Investments in these debt papers are classified as CBLO, Collateral Backed Loan Obligations. It is estimated that the exposure could be in the range of Rs 25,000 crore-Rs 30,000 crore in the debt portfolio of insurance companies.
Poor quality and lapses in financial credit derivative instruments CBLO had shook the Wall Street in 2008 and triggered the global financial crisis. These instruments have made deep inroads into the Indian lending space and become a threat to the retail financial savings market.
According to industry sources, the insurance debt funds have exposure to the extent of about 8-10 per cent of their bonds portfolio in these credit derivative instruments which are backed by promoter shareholdings. These are effectively loan against shares that have dropped in market value and are therefore threatening to wipe out a significant amount of investors’ funds.
SEBI is already collating data from mutual funds of their exposure in such tricky deals that is estimated in the region of Rs 1.5 lakh crore-Rs 1.75 lakh crore and do not reflect in the pledged shares data of the exchanges.
Insurance funds’ exposure in such roundabout deals is estimated to be far more than what is conservatively pegged in the Rs 25,000 crore-Rs 30,000 crore range. The recent drop in share values is giving sleepless nights to regulatory authorities.
The total mutual fund and insurance exposure in such CBLOs amount to as much as a fourth of the banking industry bad loans, or non-performing assets.
“These fraudulent transactions have been ingeniously structured to circumvent extant Sebi and RBI guidelines on loan against shares.

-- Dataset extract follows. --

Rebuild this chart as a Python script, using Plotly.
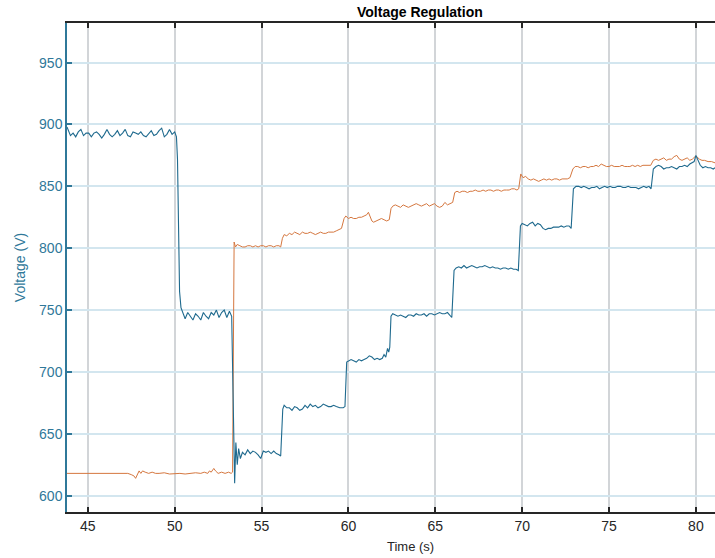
import plotly.graph_objects as go

# Bus voltage (blue) sampled over time
blue_t = [43.8, 43.9, 44.0, 44.15, 44.3, 44.45, 44.6, 44.75, 44.9, 45.05, 45.2, 45.35, 45.5, 45.65, 45.8,
          45.95, 46.1, 46.25, 46.4, 46.55, 46.7, 46.85, 47.0, 47.15, 47.3, 47.45, 47.6, 47.75, 47.9, 48.05,
          48.2, 48.35, 48.5, 48.65, 48.8, 48.95, 49.1, 49.25, 49.4, 49.55, 49.7, 49.85, 50.0, 50.1,
          50.16, 50.22, 50.28, 50.36, 50.45,
          50.6, 50.75, 50.9, 51.05, 51.2, 51.35, 51.5, 51.65, 51.8, 51.95, 52.1, 52.25, 52.4, 52.55, 52.7,
          52.85, 53.0, 53.15, 53.28,
          53.38, 53.45, 53.52, 53.6, 53.68, 53.78, 53.9, 54.05, 54.2, 54.35, 54.5, 54.65, 54.8, 54.95, 55.1,
          55.25, 55.4, 55.55, 55.7, 55.85, 56.0, 56.1,
          56.22, 56.3, 56.45, 56.6, 56.75, 56.9, 57.05, 57.2, 57.35, 57.5, 57.65, 57.8, 57.95, 58.1, 58.25,
          58.4, 58.55, 58.7, 58.85, 59.0, 59.15, 59.3, 59.5, 59.7, 59.8,
          59.9, 60.0, 60.15, 60.3, 60.45, 60.6, 60.75, 60.9, 61.05, 61.2, 61.35, 61.5, 61.65, 61.8, 61.95,
          62.05, 62.15, 62.25, 62.32, 62.38,
          62.45, 62.55, 62.7, 62.85, 63.0, 63.15, 63.3, 63.45, 63.6, 63.75, 63.9, 64.05, 64.2, 64.35, 64.5,
          64.65, 64.8, 64.95, 65.1, 65.25, 65.4, 65.55, 65.7, 65.85, 65.95,
          66.08, 66.2, 66.35, 66.5, 66.65, 66.8, 66.95, 67.1, 67.25, 67.4, 67.55, 67.7, 67.85, 68.0, 68.15,
          68.3, 68.45, 68.6, 68.75, 68.9, 69.05, 69.2, 69.35, 69.5, 69.65, 69.78,
          69.9, 70.0, 70.15, 70.3, 70.45, 70.6, 70.75, 70.9, 71.05, 71.2, 71.35, 71.5, 71.65, 71.8, 71.95,
          72.1, 72.25, 72.4, 72.55, 72.7, 72.82,
          72.95, 73.1, 73.25, 73.4, 73.55, 73.7, 73.85, 74.0, 74.15, 74.3, 74.45, 74.6, 74.75, 74.9, 75.05,
          75.2, 75.35, 75.5, 75.65, 75.8, 75.95, 76.1, 76.25, 76.4, 76.55, 76.7, 76.85, 77.0, 77.15, 77.3,
          77.42,
          77.55, 77.7, 77.85, 78.0, 78.15, 78.3, 78.45, 78.6, 78.75, 78.9, 79.05, 79.2, 79.35, 79.5, 79.65,
          79.8, 79.9, 80.0, 80.1, 80.25, 80.4, 80.55, 80.7, 80.85, 81.0, 81.1]
blue_v = [898, 895, 891, 893, 890, 894, 896, 891, 893, 893, 890, 893, 894, 892, 889,
          892, 896, 892, 890, 892, 895, 891, 893, 896, 891, 890, 894, 893, 892, 894,
          891, 890, 893, 895, 891, 892, 895, 897, 890, 892, 896, 892, 894, 890,
          872, 810, 765, 752, 748,
          743, 748, 745, 742, 747, 745, 742, 748, 745, 743, 748, 746, 750, 744, 748,
          750, 744, 749, 745,
          680, 610, 643, 625, 638, 630, 635, 633, 637, 634, 636, 635, 633, 630, 636,
          635, 636, 634, 636, 634, 633, 632,
          670, 673, 671, 671, 669, 672, 671, 669, 670, 673, 671, 674, 672, 673, 671,
          672, 674, 673, 672, 672, 673, 672, 671, 671, 672,
          708, 709, 710, 709, 708, 710, 709, 710, 711, 713, 712, 710, 711, 710, 711,
          714, 712, 719, 716, 720,
          745, 747, 746, 745, 746, 745, 744, 746, 746, 745, 747, 746, 746, 747, 745,
          747, 747, 746, 747, 748, 747, 747, 748, 745, 744,
          782, 784, 785, 784, 786, 784, 785, 786, 785, 784, 785, 785, 786, 785, 784,
          785, 784, 784, 783, 784, 784, 783, 784, 783, 783, 782,
          818, 820, 819, 818, 820, 821, 818, 820, 819, 816, 815, 816, 816, 817, 817,
          817, 818, 817, 818, 818, 816,
          848, 850, 850, 849, 850, 849, 848, 849, 849, 850, 848, 849, 850, 849, 850,
          849, 849, 850, 850, 849, 849, 850, 849, 849, 849, 848, 849, 850, 849, 850,
          848,
          864, 866, 867, 866, 864, 865, 865, 866, 865, 864, 866, 866, 867, 866, 868,
          869, 870, 875, 872, 867, 865, 866, 865, 865, 864, 865]

# Reference voltage (orange) sampled over time
orange_t = [43.8, 44.2, 44.6, 45.0, 45.4, 45.8, 46.2, 46.6, 47.0, 47.3, 47.5, 47.65, 47.75, 47.85, 47.95,
            48.05, 48.15, 48.3, 48.5, 48.7, 48.9, 49.1, 49.4, 49.7, 50.0, 50.3, 50.6, 50.9, 51.2, 51.5,
            51.7, 51.9, 52.0, 52.1, 52.25, 52.35, 52.5, 52.7, 52.9, 53.1, 53.25, 53.33,
            53.42, 53.5, 53.6, 53.75, 53.9, 54.05, 54.2, 54.35, 54.5, 54.65, 54.8, 54.95, 55.1, 55.25, 55.4,
            55.55, 55.7, 55.85, 56.0, 56.1,
            56.2, 56.3, 56.45, 56.6, 56.75, 56.9, 57.05, 57.2, 57.35, 57.5, 57.65, 57.8, 57.95, 58.1, 58.25,
            58.4, 58.55, 58.7, 58.85, 59.0, 59.15, 59.3, 59.45, 59.6,
            59.75, 59.85, 60.0, 60.15, 60.3, 60.45, 60.6, 60.75, 60.9, 61.05, 61.15, 61.25, 61.35, 61.45, 61.6,
            61.75, 61.9, 62.05, 62.2, 62.35,
            62.45, 62.55, 62.7, 62.85, 63.0, 63.15, 63.3, 63.45, 63.6, 63.75, 63.9, 64.05, 64.2, 64.35, 64.5,
            64.65, 64.8, 64.95, 65.1, 65.25, 65.4, 65.55, 65.7, 65.85, 66.0,
            66.12, 66.25, 66.4, 66.55, 66.7, 66.85, 67.0, 67.15, 67.3, 67.45, 67.6, 67.75, 67.9, 68.05, 68.2,
            68.35, 68.5, 68.65, 68.8, 68.95, 69.1, 69.25, 69.4, 69.55, 69.7, 69.8,
            69.92, 70.05, 70.2, 70.35, 70.5, 70.65, 70.8, 70.95, 71.1, 71.25, 71.4, 71.55, 71.7, 71.85, 72.0,
            72.15, 72.3, 72.45, 72.6, 72.75,
            72.92, 73.05, 73.2, 73.35, 73.5, 73.65, 73.8, 73.95, 74.1, 74.25, 74.4, 74.55, 74.7, 74.85, 75.0,
            75.15, 75.3, 75.45, 75.6, 75.75, 75.9, 76.05, 76.2, 76.35, 76.5, 76.65, 76.8, 76.95, 77.1, 77.25,
            77.4,
            77.55, 77.7, 77.85, 78.0, 78.15, 78.3, 78.45, 78.6, 78.75, 78.9, 79.05, 79.2, 79.35, 79.5, 79.65,
            79.8, 79.95, 80.05, 80.2, 80.35, 80.5, 80.7, 80.9, 81.1]
orange_v = [618, 618, 618, 618, 618.5, 618, 618.5, 618, 618.5, 618, 617, 616, 614, 617, 620,
            618, 620, 619, 618, 619, 618, 618, 618.5, 617.5, 618, 618, 617.5, 618, 618.5, 618,
            619, 618, 620, 619, 622, 620, 618, 619, 618, 619, 618, 619,
            805, 801, 803, 802, 801, 801, 802, 802, 801, 802, 801, 802, 802, 801, 802,
            802, 801, 802, 802, 801,
            808, 811, 810, 812, 811, 813, 812, 811, 813, 812, 812, 813, 812, 811, 812,
            813, 812, 812, 813, 813, 813, 814, 815, 816,
            824, 826, 824, 825, 824, 824, 825, 825, 826, 827, 829, 826, 822, 821, 822,
            823, 824, 823, 822, 823,
            832, 834, 835, 834, 833, 835, 834, 833, 834, 835, 836, 835, 834, 835, 836,
            834, 835, 836, 834, 833, 834, 837, 835, 836, 837,
            845, 846, 845, 846, 846, 845, 846, 846, 847, 846, 846, 847, 846, 847, 847,
            846, 847, 847, 846, 847, 847, 847, 848, 848, 847, 848,
            860, 857, 858, 856, 855, 856, 855, 854, 855, 856, 855, 856, 855, 856, 856,
            855, 856, 856, 856, 857,
            864, 866, 866, 865, 866, 866, 865, 866, 866, 867, 866, 868, 867, 866, 866,
            867, 866, 866, 866, 867, 866, 866, 866, 867, 866, 867, 866, 867, 867, 867,
            867,
            871, 872, 871, 872, 873, 871, 872, 872, 874, 875, 872, 871, 872, 873, 871,
            872, 874, 874, 872, 871, 871, 870, 870, 869]

x_ticks = [45, 50, 55, 60, 65, 70, 75, 80]
y_ticks = [600, 650, 700, 750, 800, 850, 900, 950]

AX_BLUE = "#2f7899"
DARK = "#262626"
FONT = "Liberation Sans, Arial, sans-serif"

fig = go.Figure()
fig.add_trace(go.Scatter(x=orange_t, y=orange_v, mode="lines",
                         line=dict(color="#d5773f", width=1), showlegend=False))
fig.add_trace(go.Scatter(x=blue_t, y=blue_v, mode="lines",
                         line=dict(color="#1f6a8e", width=1.1), showlegend=False))

fig.update_layout(
    width=715, height=558,
    margin=dict(l=67, r=0, t=23, b=46),
    paper_bgcolor="white", plot_bgcolor="white",
    font=dict(family=FONT, size=14, color=DARK),
    showlegend=False,
    xaxis=dict(
        range=[43.8, 81.1], tickvals=x_ticks, ticktext=[str(v) for v in x_ticks],
        ticks="inside", ticklen=5, tickwidth=1.5, tickcolor=DARK,
        showline=True, linecolor=DARK, linewidth=1.5, mirror="ticks",
        showgrid=True, gridcolor="#d2d5d8", gridwidth=1.5,
        zeroline=False, tickfont=dict(size=14, color=DARK),
    ),
    yaxis=dict(
        range=[586.8, 982], tickvals=y_ticks, ticktext=[str(v) for v in y_ticks],
        ticks="inside", ticklen=5, tickwidth=1.5, tickcolor=AX_BLUE,
        showline=True, linecolor=AX_BLUE, linewidth=1.5,
        showgrid=True, gridcolor="#d3e6ef", gridwidth=1.5,
        zeroline=False, tickfont=dict(size=14, color=AX_BLUE),
        title=dict(text="Voltage (V)", font=dict(size=14, color=AX_BLUE), standoff=10),
    ),
    annotations=[
        dict(text="<b>Voltage Regulation</b>", xref="paper", yref="paper",
             x=(420 - 67) / 648, y=1, yshift=1, xanchor="center", yanchor="bottom",
             showarrow=False, font=dict(size=14, color="black")),
        dict(text="Time (s)", xref="paper", yref="paper",
             x=(410 - 67) / 648, y=0, yshift=-25, xanchor="center", yanchor="top",
             showarrow=False, font=dict(size=13, color=DARK)),
    ],
)

fig.write_html("out.html")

They have knowingly invested in illiquid securitised debt CBLOs and failed in their fiduciary duty of protecting and enhancing investors' funds,” partner with a leading consultancy firm said.
Recently Franklin Templeton Mutual Fund, which has the highest exposure among asset managers, has agreed to a standstill arrangement with Anil Ambani group companies if the value of pledged shares falls below the required level.